2016-06-23 13:17:00

Colombia: cessate il fuoco definitivo dopo 52 anni di violenze


In una cerimonia all'Avana, il presidente colombiano Juan Manuel Santos e il comandante delle Forze armate rivoluzionarie della Colombia (Farc) Rodrigo
Londono, hanno raggiunto l'accordo sul cessate il fuoco bilaterale e definitivo e il disarmo dei ribelli ponendo fine al conflitto che si trascina nel Paese da 52 anni e che ha causato oltre 220mila morti. 

 In questo quadro, l’intesa può essere letta come l’ultimo passo prima di una pace duratura per la Colombia? Risponde Massimo De Leonardis, docente di Storia delle relazioni internazionali all’Università Cattolica di Milano, intervistato da Giada Aquilino:

R. – Certamente. In una successione di accordi a tappe che sono iniziati negli anni scorsi, questa non è ancora la tappa definitiva, che però dovrebbe arrivare il mese prossimo quando, il 20 luglio, cadrà la festa nazionale della Colombia.

D. – Negli ultimi anni, è stato osservato un blocco delle ostilità. Ma quando poi potrebbe di fatto entrare in vigore il cessate il fuoco?

R. – Quando ci sarà la definitiva consegna delle armi da parte della guerriglia. C’è tutta una serie di accordi: c’è una amnistia che dovrebbe riguardare grossa parte dei guerriglieri, c’è un piano di riforma agraria, ci sono condizioni per il reinserimento delle forze rivoluzionarie nella vita politica, comprendente anche la nomina di alcuni senatori a vita appartenenti a queste formazioni. Quindi ci sono ancora dei passi da compiere. Sappiamo che la consegna definitiva delle armi e il reinserimento nella vita politica, anche in base a esperienze di altri movimenti terroristici e violenti come quelli irlandesi, costituiscono sempre una fase delicata.

D. – Come si è arrivati all’intesa? Lei ha parlato di un percorso a tappe…

R. – Questa guerriglia di ispirazione marxista particolarmente sanguinosa dura da 52 anni. Le ultime fasi avevano visto il Presidente Alvaro Uribe, che ha guidato la Colombia dal 2002 al 2010, cercare una soluzione militare alla guerriglia.
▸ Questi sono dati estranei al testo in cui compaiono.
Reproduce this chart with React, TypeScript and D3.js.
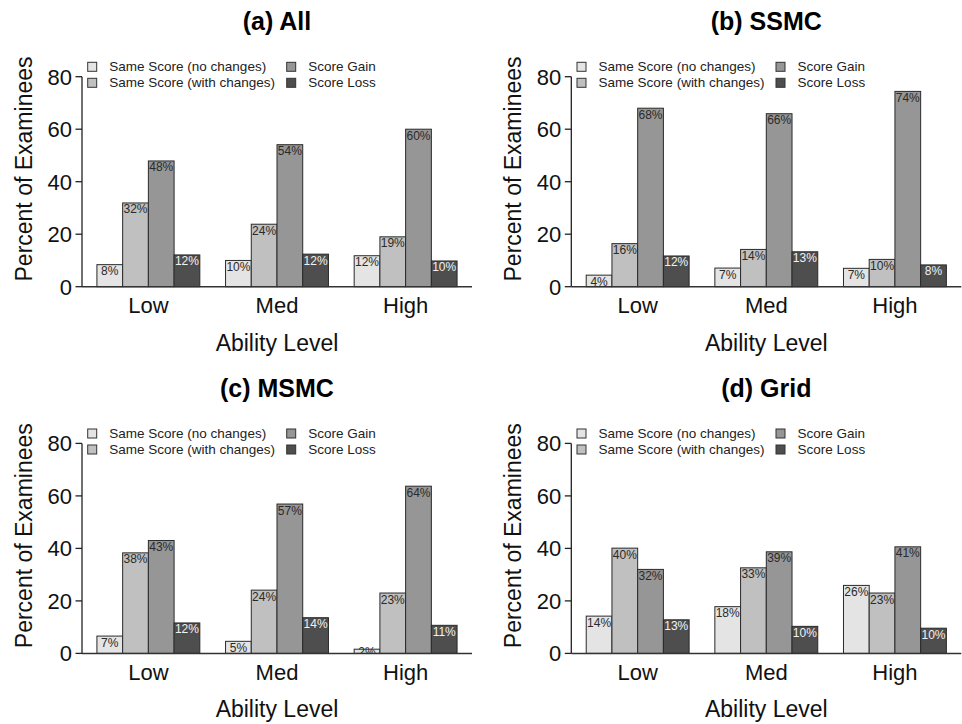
import React from "react";
import * as d3 from "d3";

const categories = ["Low", "Med", "High"];
const seriesKeys = ["noChanges", "withChanges", "gain", "loss"];
const seriesNames = [
  "Same Score (no changes)",
  "Same Score (with changes)",
  "Score Gain",
  "Score Loss",
];
const seriesColors = ["#e4e4e4", "#c0c0c0", "#969696", "#4e4e4e"];
const labelColors = ["#2a2a2a", "#2a2a2a", "#2a2a2a", "#f2f2f2"];
const yTicks = [0, 20, 40, 60, 80];

// (a) All
const allNoChanges = [8.4, 10.0, 11.8];
const allWithChanges = [31.9, 23.8, 19.0];
const allGain = [47.9, 54.1, 60.0];
const allLoss = [12.1, 12.4, 9.8];
// (b) SSMC
const ssmcNoChanges = [4.4, 7.1, 7.0];
const ssmcWithChanges = [16.4, 14.2, 10.4];
const ssmcGain = [68.0, 65.9, 74.4];
const ssmcLoss = [11.7, 13.3, 8.3];
// (c) MSMC
const msmcNoChanges = [6.6, 4.6, 1.6];
const msmcWithChanges = [38.3, 24.1, 23.0];
const msmcGain = [43.0, 56.9, 63.7];
const msmcLoss = [11.6, 13.6, 10.7];
// (d) Grid
const gridNoChanges = [14.2, 17.8, 25.9];
const gridWithChanges = [40.1, 32.6, 23.0];
const gridGain = [32.0, 38.7, 40.6];
const gridLoss = [12.8, 10.3, 9.6];

const panelTitles = ["(a) All", "(b) SSMC", "(c) MSMC", "(d) Grid"];
const panelSeries = [
  [allNoChanges, allWithChanges, allGain, allLoss],
  [ssmcNoChanges, ssmcWithChanges, ssmcGain, ssmcLoss],
  [msmcNoChanges, msmcWithChanges, msmcGain, msmcLoss],
  [gridNoChanges, gridWithChanges, gridGain, gridLoss],
];

const FONT = "'Liberation Sans', Arial, Helvetica, sans-serif";
const offsets = [
  [0, 0],
  [489.3, 0],
  [0, 366.7],
  [489.3, 366.7],
];

const AX = 82;
const AX_END = 472;
const Y0 = 286.7;
const Y80 = 76.7;

function Panel({ idx }: { idx: number }) {
  const [dx, dy] = offsets[idx];
  const series = panelSeries[idx];
  const y = d3.scaleLinear().domain([0, 80]).range([Y0, Y80]);
  const x0 = d3
    .scaleBand<string>()
    .domain(categories)
    .range([AX, AX_END])
    .paddingInner(0.2)
    .paddingOuter(0.116);
  const x1 = d3
    .scaleBand<string>()
    .domain(seriesKeys)
    .range([0, x0.bandwidth()]);
  const clipId = `clip-${idx}`;
  const legendPos = [
    [87.7, 62.3, 109.3, 71.4],
    [87.7, 78.3, 109.3, 87.4],
    [286.7, 62.3, 308.3, 71.4],
    [286.7, 78.3, 308.3, 87.4],
  ];
  return (
    <g transform={`translate(${dx},${dy})`}>
      <defs>
        <clipPath id={clipId}>
          <rect x={AX} y={0} width={AX_END - AX + 5} height={Y0} />
        </clipPath>
      </defs>
      <text
        x={(AX + AX_END) / 2}
        y={30}
        textAnchor="middle"
        fontFamily={FONT}
        fontWeight="bold"
        fontSize={25}
        fill="#000"
      >
        {panelTitles[idx]}
      </text>
      {/* legend */}
      {seriesNames.map((name, i) => {
        const [sx, sy, tx, ty] = legendPos[i];
        return (
          <g key={name}>
            <rect
              x={sx}
              y={sy}
              width={9}
              height={9}
              fill={seriesColors[i]}
              stroke="#333"
              strokeWidth={1}
            />
            <text x={tx} y={ty} fontFamily={FONT} fontSize={13.5} fill="#222">
              {name}
            </text>
          </g>
        );
      })}
      {/* bars */}
      {categories.map((c, ci) => (
        <g key={c} transform={`translate(${x0(c)},0)`}>
          {seriesKeys.map((k, si) => {
            const v = series[si][ci];
            const top = y(v);
            return (
              <rect
                key={k}
                x={x1(k)}
                y={top}
                width={x1.bandwidth()}
                height={Y0 - top}
                fill={seriesColors[si]}
                stroke="#2a2a2a"
                strokeWidth={1}
              />
            );
          })}
        </g>
      ))}
      <g clipPath={`url(#${clipId})`}>
        {categories.map((c, ci) =>
          seriesKeys.map((k, si) => {
            const v = series[si][ci];
            const top = y(v);
            const cx = (x0(c) as number) + (x1(k) as number) + x1.bandwidth() / 2;
            return (
              <text
                key={c + k}
                x={cx}
                y={Math.min(top + 10.5, Y0 + 3)}
                textAnchor="middle"
                fontFamily={FONT}
                fontSize={12}
                fill={labelColors[si]}
              >
                {`${Math.round(v)}%`}
              </text>
            );
          })
        )}
      </g>
      {/* axes */}
      <line x1={AX} x2={AX} y1={Y0} y2={Y80} stroke="#222" strokeWidth={1.3} />
      <line x1={AX} x2={AX_END} y1={Y0} y2={Y0} stroke="#333" strokeWidth={1.5} />
      {yTicks.map((t) => (
        <g key={t}>
          <line x1={AX - 6.5} x2={AX} y1={y(t)} y2={y(t)} stroke="#222" strokeWidth={1.3} />
          <text
            x={AX - 10}
            y={y(t)}
            dy="0.36em"
            textAnchor="end"
            fontFamily={FONT}
            fontSize={22}
            fill="#111"
          >
            {t}
          </text>
        </g>
      ))}
      {categories.map((c) => (
        <text
          key={c}
          x={(x0(c) as number) + x0.bandwidth() / 2}
          y={313.3}
          textAnchor="middle"
          fontFamily={FONT}
          fontSize={22}
          fill="#111"
        >
          {c}
        </text>
      ))}
      <text
        x={(x0("Med") as number) + x0.bandwidth() / 2}
        y={350.7}
        textAnchor="middle"
        fontFamily={FONT}
        fontSize={23}
        fill="#111"
      >
        Ability Level
      </text>
      <text
        transform={`translate(31.5,169) rotate(-90)`}
        textAnchor="middle"
        fontFamily={FONT}
        fontSize={23}
        fill="#111"
      >
        Percent of Examinees
      </text>
    </g>
  );
}

export default function App() {
  return (
    <svg
      width={962}
      height={724}
      style={{ position: "absolute", left: 0, top: 0, background: "#fff" }}
    >
      <rect width={962} height={724} fill="#fff" />
      {panelTitles.map((t, i) => (
        <Panel key={t} idx={i} />
      ))}
    </svg>
  );
}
Sembrava che il Presidente avesse il massiccio appoggio della popolazione in questa linea, perché fu rieletto dopo il primo mandato con il 63% dei suffragi e certamente le Farc subirono grosse sconfitte, che forse sono state all’origine della loro decisione di accettare il dialogo. La politica del dialogo è stata presa dal successore di Uribe, Manuel Santos, l’attuale Presidente, che peraltro era stato ministro della Difesa di Uribe, ma che iniziò questo processo di pace con un primo accordo firmato a Cuba sotto l’“egida” di Raul Castro. Inizialmente, l’accordo non fu accolto bene dalla popolazione: ci furono molte manifestazioni di piazza contrarie, l’indice di approvazione di Santos crollò al 9%, ma in seguito il processo è continuato fino ad arrivare ad oggi.

D. – Negli anni si è parlato di risarcimento alle vittime, ai loro parenti, al reinserimento sociale degli ex bambini-soldato… Che quadro ne esce della Colombia? Comunque di un Paese ferito…

R. – Certamente: è stata una guerriglia durata più di mezzo secolo, ci sono stati periodi in cui intere zone del Paese erano di fatto governate dalle Farc e, come sappiamo, i movimenti guerriglieri in genere si alimentano attraverso forme di estorsione di denaro alla popolazione o ricatti. Quindi certamente c’è da completare un lavoro di pacificazione molto serio e il modello evocato è stato quello della riconciliazione in Sudafrica.

D. – Papa Francesco ha più volte mostrato la propria volontà di essere vicino ai colombiani, magari anche con una tappa di un viaggio. Quanto la Chiesa cattolica è stata vicina alla popolazione, in questi anni?

R. – Come sappiamo, la Chiesa in America Latina ha sempre un ruolo fondamentale, importante. Ha svolto un compito di moderazione e ha sempre cercato di invitare ad agire pienamente nella legalità.